I suspect VPN clients get new MAC addresses when you reboot the firewall. All other systems on the LAN might have the old address in their caches. ARP cache lifetime can be in the order of hours for typical systems.
Deciso DEC750
People who think they know everything are a great annoyance to those of us who do. (Isaac Asimov)

I'd be willing to buy that reason if it weren't for the fact that a simple restart of the OpenVPN service 2 minutes after the firewall is restarted fixes the issue.  This reeks to me of OpenVPN starting before something it depends on being ready, but that's just an outsiders perspective.

Looking at the OpenVPN logs, I noticed 1 line in the logs that isdifferent between when it starts at startup, and when I restart the service.  When it fails, I see this additional line in the error log:
GDG: problem writting to routing socket: No such process (errno=3)
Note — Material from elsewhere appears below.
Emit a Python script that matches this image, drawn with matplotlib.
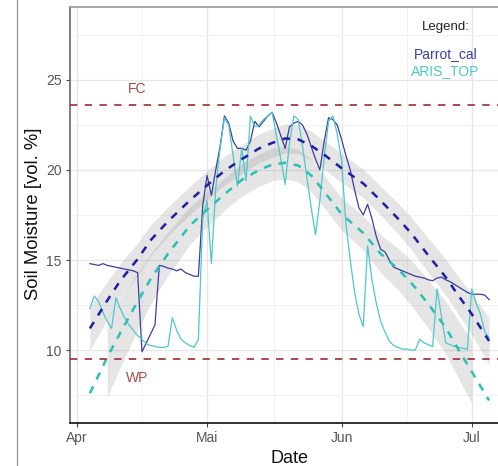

If I turn up the log level, I also see a bunch of these in the log at firewall startup:
GET INST BY VIRT: 00:00:5e:00:01:0a@0 [failed]
read from TUN/TAP returned 109
Compared to when I restart the service:
read from TUN/TAP returned 86

Also, if you have an article somewhere explaining why bridged VPN is bad, I'd like to read it, and see if the downsides are relevant for my use-case.

Hi,

We have deployed OVPN in Tap mode for very specific scenarios (L2 discovery required).

We just added the OVPN Server's interface to the LAN bridge.